‘ART out of place’ was an exhibition of contemporary art interventions displayed throughout the galleries and public spaces of Norwich Museum and Art gallery in an attempt to encourage a dialogue between contemporary art, the museums and its collections. It encouraged visitors to question the broader institutional role of the museum in society, in particular its practice of categorizing and displaying collections and according aesthetic, historical or scientific value to objects.
I was invited to show ‘Pebbles’ (2002), a collection of pieces of flint and other stones that had been chosen because of their resemblance to Henry Moore sculptures in miniature, that I had then cast into bronze resin. It is well documented that rocks and pebbles were a direct and enduring influence on a number of artists from this era and I saw the project as an attempt to explore Moore’s legacy and to draw some personal and literal conclusions.

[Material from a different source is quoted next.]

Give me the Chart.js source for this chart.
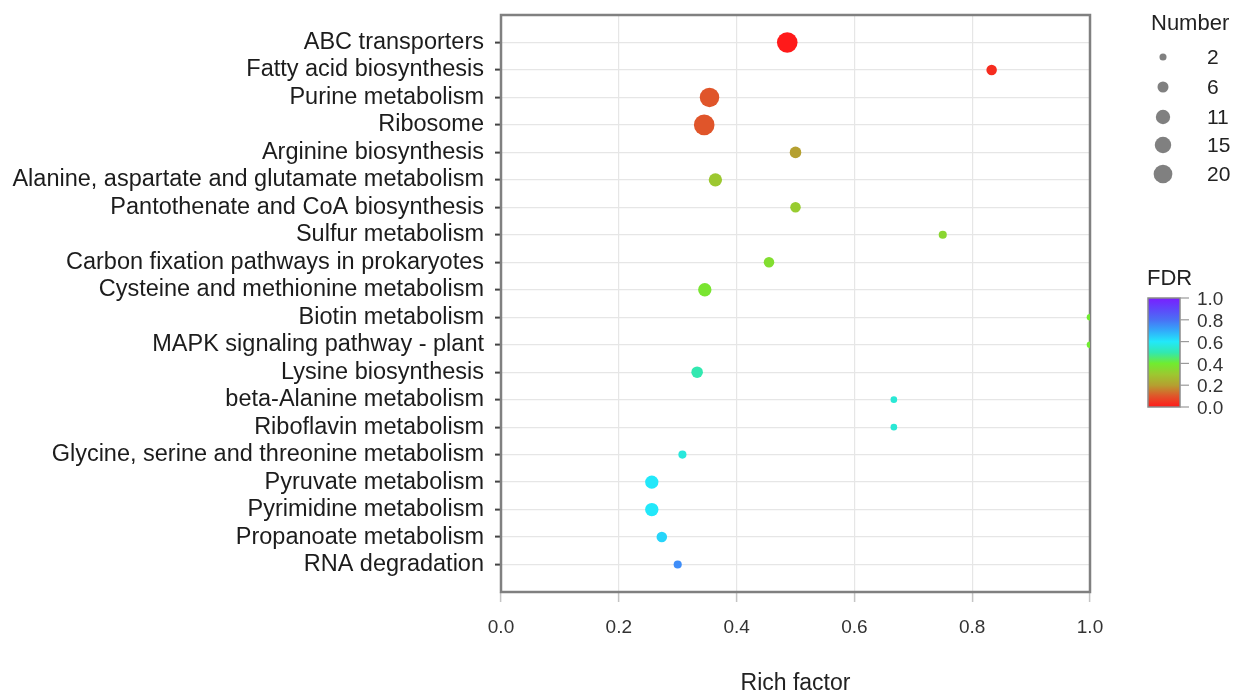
<!DOCTYPE html>
<html>
<head>
<meta charset="utf-8">
<script src="https://cdn.jsdelivr.net/npm/chart.js@4.4.1/dist/chart.umd.min.js"></script>
<style>
html,body{margin:0;padding:0;background:#ffffff;}
#wrap{width:1242px;height:695px;position:relative;}
</style>
</head>
<body>
<div id="wrap"><canvas id="c" width="1242" height="695"></canvas></div>
<script>
// ---------------- data ----------------
const categories = [
  "ABC transporters",
  "Fatty acid biosynthesis",
  "Purine metabolism",
  "Ribosome",
  "Arginine biosynthesis",
  "Alanine, aspartate and glutamate metabolism",
  "Pantothenate and CoA biosynthesis",
  "Sulfur metabolism",
  "Carbon fixation pathways in prokaryotes",
  "Cysteine and methionine metabolism",
  "Biotin metabolism",
  "MAPK signaling pathway - plant",
  "Lysine biosynthesis",
  "beta-Alanine metabolism",
  "Riboflavin metabolism",
  "Glycine, serine and threonine metabolism",
  "Pyruvate metabolism",
  "Pyrimidine metabolism",
  "Propanoate metabolism",
  "RNA degradation"
];
const richFactor = [0.486, 0.833, 0.354, 0.345, 0.500, 0.364, 0.500, 0.750, 0.455, 0.346,
                    1.000, 1.000, 0.333, 0.667, 0.667, 0.308, 0.256, 0.256, 0.273, 0.300];
const geneNumber = [19, 5, 17, 19, 6, 8, 5, 3, 5, 8,
                    2, 2, 6, 2, 2, 3, 8, 8, 5, 3];
const fdr = [0.00, 0.03, 0.10, 0.10, 0.20, 0.30, 0.31, 0.34, 0.36, 0.38,
             0.40, 0.40, 0.50, 0.55, 0.55, 0.56, 0.60, 0.60, 0.63, 0.75];
const xTicks = [0.0, 0.2, 0.4, 0.6, 0.8, 1.0];
const sizeLegendValues = [2, 6, 11, 15, 20];
const fdrLegendTicks = [0.0, 0.2, 0.4, 0.6, 0.8, 1.0];

// ---------------- styles ----------------
const FONT = "'Liberation Sans', Arial, sans-serif";
const colorStops = [
  [0.0, [255, 26, 26]],
  [0.1, [224, 85, 42]],
  [0.2, [181, 160, 48]],
  [0.3, [156, 200, 48]],
  [0.4, [112, 236, 48]],
  [0.5, [50, 232, 176]],
  [0.6, [34, 232, 250]],
  [0.7, [50, 170, 250]],
  [0.8, [74, 112, 245]],
  [0.9, [95, 70, 250]],
  [1.0, [122, 30, 255]]
];
function fdrColor(v) {
  v = Math.max(0, Math.min(1, v));
  for (let i = 0; i < colorStops.length - 1; i++) {
    const [a, ca] = colorStops[i], [b, cb] = colorStops[i + 1];
    if (v <= b) {
      const t = (v - a) / (b - a);
      const c = ca.map((x, k) => Math.round(x + (cb[k] - x) * t));
      return `rgb(${c[0]},${c[1]},${c[2]})`;
    }
  }
  const c = colorStops[colorStops.length - 1][1];
  return `rgb(${c[0]},${c[1]},${c[2]})`;
}
function radiusFor(n) { return Math.sqrt(5.6 * n - 0.3); }
function legendRadiusFor(n) { return radiusFor(n) * 0.8 + 0.9; }

// ---------------- plugins ----------------
const frame = {
  id: 'frame',
  beforeDatasetsDraw(chart) {
    const a = chart.chartArea, ctx = chart.ctx;
    ctx.save();
    ctx.strokeStyle = '#808080';
    ctx.lineWidth = 2.5;
    ctx.strokeRect(a.left, a.top, a.right - a.left, a.bottom - a.top);
    ctx.restore();
  }
};

const legends = {
  id: 'legends',
  afterDraw(chart) {
    const ctx = chart.ctx;
    ctx.save();
    // size legend
    ctx.fillStyle = '#222';
    ctx.font = `22px ${FONT}`;
    ctx.textAlign = 'left';
    ctx.textBaseline = 'middle';
    ctx.fillText('Number', 1151, 24);
    const ys = [57, 87, 117, 145, 174];
    sizeLegendValues.forEach((n, i) => {
      ctx.beginPath();
      ctx.fillStyle = '#808080';
      ctx.arc(1163, ys[i], legendRadiusFor(n), 0, Math.PI * 2);
      ctx.fill();
      ctx.fillStyle = '#222';
      ctx.font = `21px ${FONT}`;
      ctx.fillText(String(n), 1207, ys[i] + 1);
    });
    // FDR colour bar
    ctx.font = `22px ${FONT}`;
    ctx.fillStyle = '#222';
    ctx.fillText('FDR', 1147, 279);
    const bx = 1148, bw = 32, by = 298, bh = 109;
    const g = ctx.createLinearGradient(0, by + bh, 0, by);
    colorStops.forEach(([p]) => g.addColorStop(p, fdrColor(p)));
    ctx.fillStyle = g;
    ctx.fillRect(bx, by, bw, bh);
    ctx.strokeStyle = '#8a8a8a';
    ctx.lineWidth = 1.5;
    ctx.strokeRect(bx, by, bw, bh);
    ctx.font = `19px ${FONT}`;
    fdrLegendTicks.forEach(v => {
      const y = by + bh - v * bh;
      ctx.beginPath();
      ctx.strokeStyle = '#9a9a9a';
      ctx.lineWidth = 1.2;
      ctx.moveTo(bx + bw, y);
      ctx.lineTo(bx + bw + 9, y);
      ctx.stroke();
      ctx.fillStyle = '#333';
      ctx.fillText(v.toFixed(1), 1197, y + 2);
    });
    ctx.restore();
  }
};

function noPad(s) { s.paddingTop = 0; s.paddingBottom = 0; s.paddingLeft = 0; s.paddingRight = 0; }

// ---------------- chart ----------------
const points = categories.map((c, i) => ({ x: richFactor[i], y: i + 1 }));

new Chart(document.getElementById('c'), {
  type: 'scatter',
  data: {
    datasets: [{
      data: points,
      pointRadius: ctx => radiusFor(geneNumber[ctx.dataIndex]),
      pointHoverRadius: ctx => radiusFor(geneNumber[ctx.dataIndex]),
      backgroundColor: ctx => fdrColor(fdr[ctx.dataIndex]),
      borderWidth: 0,
      pointBorderWidth: 0
    }]
  },
  options: {
    responsive: false,
    animation: false,
    events: [],
    layout: { padding: { top: 15, right: 152, bottom: 0, left: 0 } },
    plugins: { legend: { display: false }, tooltip: { enabled: false } },
    scales: {
      x: {
        type: 'linear',
        min: 0, max: 1,
        afterBuildTicks: s => { s.ticks = xTicks.map(v => ({ value: v })); },
        afterFit: s => { s.height = 103; noPad(s); },
        ticks: {
          callback: v => Number(v).toFixed(1),
          font: { family: FONT, size: 19 },
          color: '#333',
          padding: 14,
          maxRotation: 0
        },
        grid: { color: '#e6e6e6', lineWidth: 1.2, tickColor: '#c4c4c4', tickLength: 10, tickWidth: 1.5 },
        border: { display: false },
        title: {
          display: true,
          text: 'Rich factor',
          font: { family: FONT, size: 23, lineHeight: 1.0 },
          color: '#222',
          padding: { top: 0, bottom: 0 }
        }
      },
      y: {
        type: 'linear',
        reverse: true,
        min: 0, max: 21,
        afterBuildTicks: s => { s.ticks = categories.map((c, i) => ({ value: i + 1 })); },
        afterFit: s => { s.width = 501; noPad(s); },
        ticks: {
          autoSkip: false,
          callback: v => categories[v - 1],
          font: { family: FONT, size: 23.5 },
          color: '#1c1c1c',
          padding: 11
        },
        grid: { color: '#e6e6e6', lineWidth: 1.2, tickColor: '#444', tickLength: 6, tickWidth: 2 },
        border: { display: false }
      }
    }
  },
  plugins: [frame, legends]
});
</script>
</body>
</html>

The work was installed in the Fitch room of the museum, a giant cabinet of curiosities that houses many diverse and eccentric collections, and although the piece had been exhibited several times in the past this new context was an opportunity to develop the project further. Especially as curator Nick Thornton had carried out detailed research about the time spent by Moore and Hepworth in North Norfolk during the 1920’s and 30’s, and his maps and plans meant that I could collect stones for this version of the project from the very same fields.